08-29-2025 11:31 AM - edited 08-29-2025 11:32 AM
@ngthai wrote:
we haven't found PR accelerometers that can measure up to 6000 g, sampling rate up to 50kHz, damped (or multimode damped), with sensitivity at or better than 0.015 mV/V/g yet. All we found so far is PR 2000 g, 50 kHz, multimode damped, sensitivity 0.03 mV/V/g. Do you have suggestions (with accel model and link)? Thank you.
Does it need to be Piezoresistive? why not the IEPE accelerometers?
Single-axis IEPE accelerometer - Shock measurement ± 2500 to ± 30000g
08-30-2025 05:44 AM - edited 08-30-2025 05:57 AM
For now, it has to be PR because I use NI-9237 (and +-0.025 V/V range). Thank you.
08-31-2025 10:59 AM
@ngthai wrote:
For now, it has to be PR because I use NI-9237 (and +-0.025 V/V range).
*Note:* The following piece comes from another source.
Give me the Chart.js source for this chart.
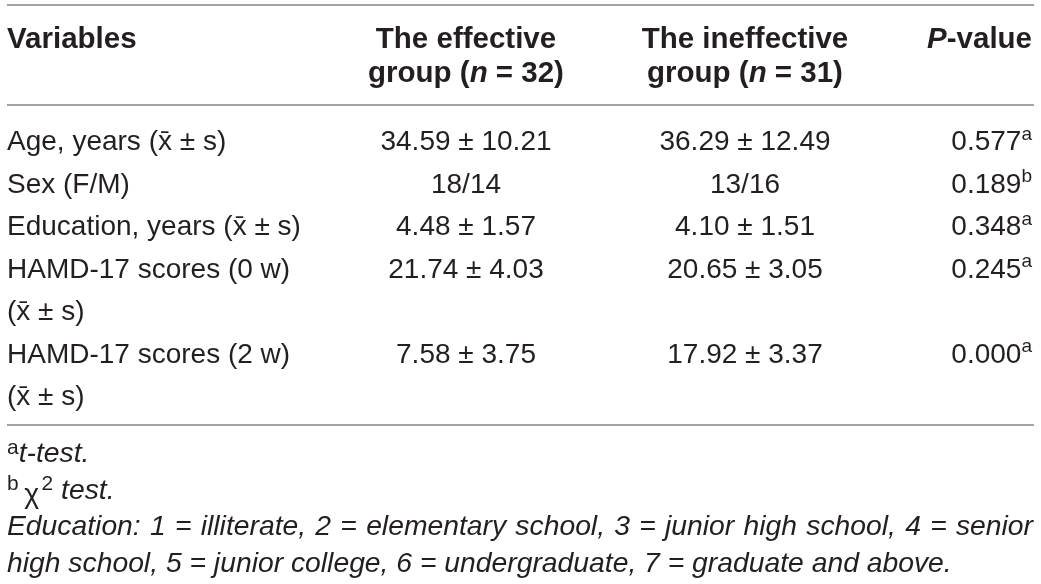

Thank you.
If you get better performance, are you open to choose a different set of NI DAQ and Accelerometer? or are you still limited to make the best out what you have?
In short, some scenarios, the requirements have the higher authority which means do whatever it takes to satisfy the requirements, in others, making the best out of what you have though you don't meet the requirements take over.
What is your requirement constraint?